How The Pillsbury Doughboy Became One Of The Most Beloved Food Mascots

From Mr. Peanut to the Jolly Green Giant, the food world is filled with famous characters that make their brands more recognizable. Among the cutest of these mascots is the Pillsbury Doughboy, who has been helping the company sell its refrigerated dough and other products for over 50 years. 

The Doughboy, also known as Poppin' Fresh in reference to how the fresh dough is intended to pop out of the can, was first developed by copywriter Rudy Perz of the Leo Burnett advertising agency in 1965. After Perz came up with the initial idea, Disney designer Milt Schaffer helped with the vision of this character.

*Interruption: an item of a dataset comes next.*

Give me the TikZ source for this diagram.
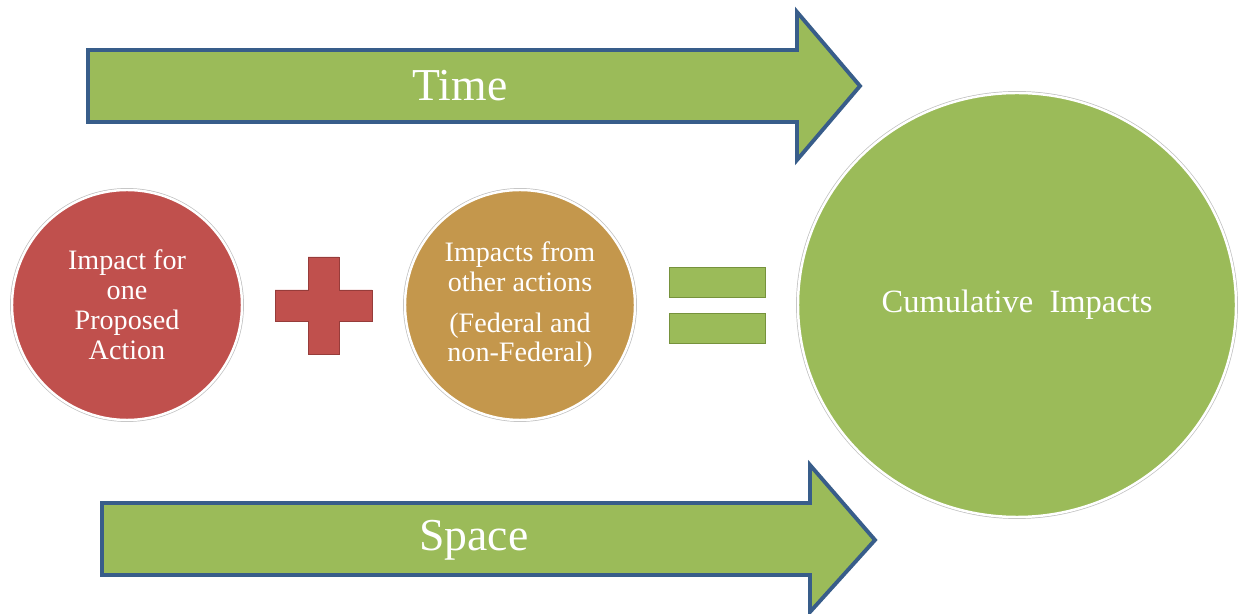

Once the Doughboy's design was finalized, he was ready for his television debut. According to the Pillsbury website, Poppin' Fresh was first introduced to American homes in November of 1965. The original commercial was made with stop-motion claymation in a time before digital animation, and featured actor Paul Frees, who had lent his voice to countless cartoons from the era, as the voice of the Doughboy. Poppin' Fresh was an instant success and helped establish brand recognition for decades to come.

Poppin' Fresh creates an emotional connection with customers

The Doughboy's design is fairly simple — after all, he's just a little guy with a chef hat and a kerchief. How then, has he helped sell 50 different products in over 600 advertisements? It all has to do with the emotional story he communicates to consumers. Per design consultation company Derek&Eric's creative partner, Adam Swan, "The best icons in the world are ... the ones that tell a really clear story about the brand itself" (via Design Week). Poppin' Fresh's adorable appearance conveys that the Pillsbury products he advertises can be made and enjoyed by the whole family.

His friendly design and cute giggle after being poked in the tummy is very endearing to audiences. In fact, there was a time when 200 letters a week were sent to Poppin' Fresh from adoring fans. It also helped that he appeared in commercials in real environments with live actors, which created the impression that the Doughboy was really there to help in the kitchen.

In a time where brand mascots are often retired, it's nice to know that the Doughboy is still the same squishy little baker we've loved for over half a century. When he's not advertising one of the best canned biscuit brands, he can be seen flying over the Macy's Thanksgiving Day Parade and even appearing in other companies' advertisements — he's just that popular.